Reduce Task Components:
- Shuffle and Sort: transfers intermediate key-value pairs from Mappers to Reducers and sorts them by key. Shuffling begins as soon as some Mappers finish.
- Reducer: processes grouped key-value pairs, performing tasks like aggregation or filtering based on logic.
- OutputFormat: writes final results to HDFS using a RecordWriter, typically storing each record as a key-value line.
2. HDFS
HDFS (Hadoop Distributed File System) is Hadoop’s primary storage system, built for high-throughput access to large datasets. It runs on inexpensive commodity hardware and stores data in large blocks to optimize performance. HDFS ensures fault tolerance and high availability across the cluster.
HDFS Architecture Components:
- NameNode (Master Node): The master node in HDFS that stores metadata (not actual data), manages file operations and directs clients to nearest DataNode for efficient access.
- DataNode (Slave Node): Stores actual data blocks, serves read/write requests and reports to NameNode. Supports replication (default 3) for fault tolerance and scales storage and performance with more nodes.
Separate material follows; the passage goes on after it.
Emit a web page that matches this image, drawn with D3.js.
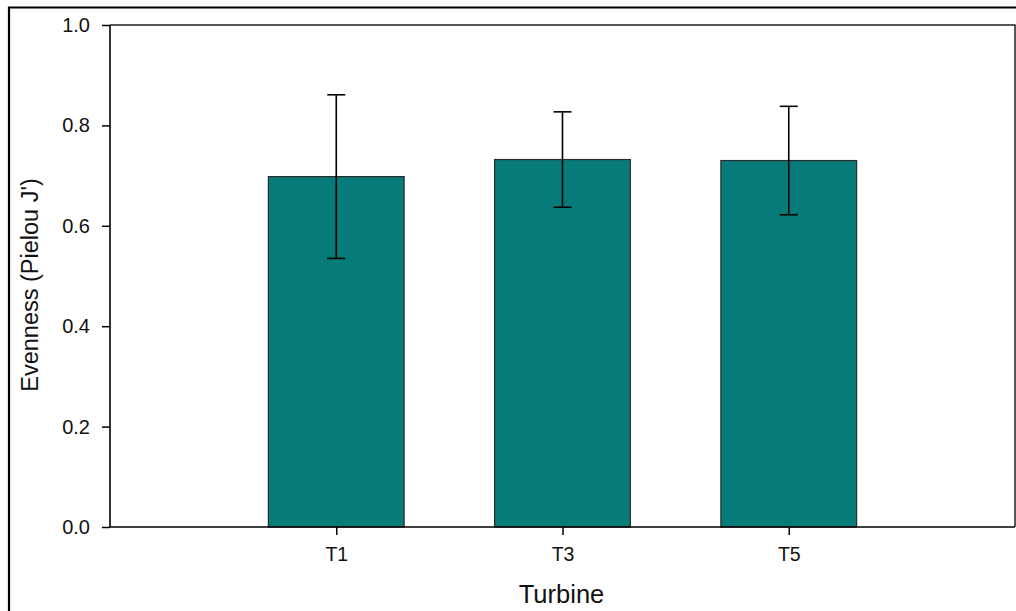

High Level Architecture Of Hadoop
File Block In HDFS: In HDFS data is always stored in the form of blocks. By default, each block is 128MB in size, although this value can be manually configured depending on the use case (commonly increased to 256MB or more in modern systems).
Suppose you upload a file of 400MB to HDFS. Hadoop will divide this file into blocks as follows:
128MB + 128MB + 128MB + 16MB = 400MB
This creates four blocks three of 128MB and one of 16MB. Hadoop splits files purely by size, not content, so a single record can span across two blocks.
1. Comparison with Traditional File Systems
- Traditional file systems use small blocks (e.g., 4KB), while HDFS uses large blocks (128MB or more).
- Larger blocks in HDFS reduce metadata and I/O overhead, improving scalability and efficiency for big data processing.
2. Replication In HDFS:
HDFS replication ensures data availability and fault tolerance by storing multiple copies of each block.
- Default Replication Factor: 3 (configurable in hdfs-site.xml)
- If a file is split into 4 blocks, with a replication factor of 3: 4 blocks × 3 replicas = 12 total blocks
Designed for commodity hardware, where failures are common—replication prevents data loss. While it increases storage usage, reliability is prioritized over space efficiency.
3. Rack Awareness:
A rack is a group of machines (typically 30–40) in a Hadoop cluster. Large clusters have many racks. Rack Awareness helps NameNode to:
- Choose the nearest DataNode for faster read/write operations.
- Reduce network traffic by minimizing inter-rack data transfer.
This improves overall performance and efficiency in data access.
HDFS Architecture
3. YARN (Yet Another Resource Negotiator)
YARN is resource management layer in Hadoop ecosystem. It allows multiple data processing engines like MapReduce, Spark and others to run and share cluster resources efficiently.
It handles two core responsibilities:
- Job Scheduling: Splits large tasks into smaller jobs, assigns them to nodes and manages priorities, dependencies and execution.
- Resource Management: Allocates and monitors cluster resources (CPU, memory, etc.) needed for job execution.
Components of Yarn:
- ResourceManager: Master node that manages global resource allocation.
- NodeManager: Slave node that monitors resources on individual nodes.
- ApplicationMaster: Manages lifecycle of each individual application/job.
Key Features of YARN:
- Multi-Tenancy: Supports multiple users and applications.
- Scalability: Efficiently scales to handle thousands of nodes and jobs.
- Better Cluster Utilization: Maximizes resource usage across the cluster.
- Compatibility: Works with MapReduce and other processing models like Spark.
4. Hadoop Common (Common Utilities)
Hadoop Common, also known as Common Utilities, includes core Java libraries and scripts required by all components in a Hadoop ecosystem such as HDFS, YARN and MapReduce.
These libraries offer core functionalities such as:
- File system and I/O operations
- Configuration and logging
- Security and authentication
- Network communication
Hadoop Common provides shared libraries and utilities that help all Hadoop components work together. It handles hardware failures automatically and includes tools like Hadoop Archive, native library support and RPC mechanisms.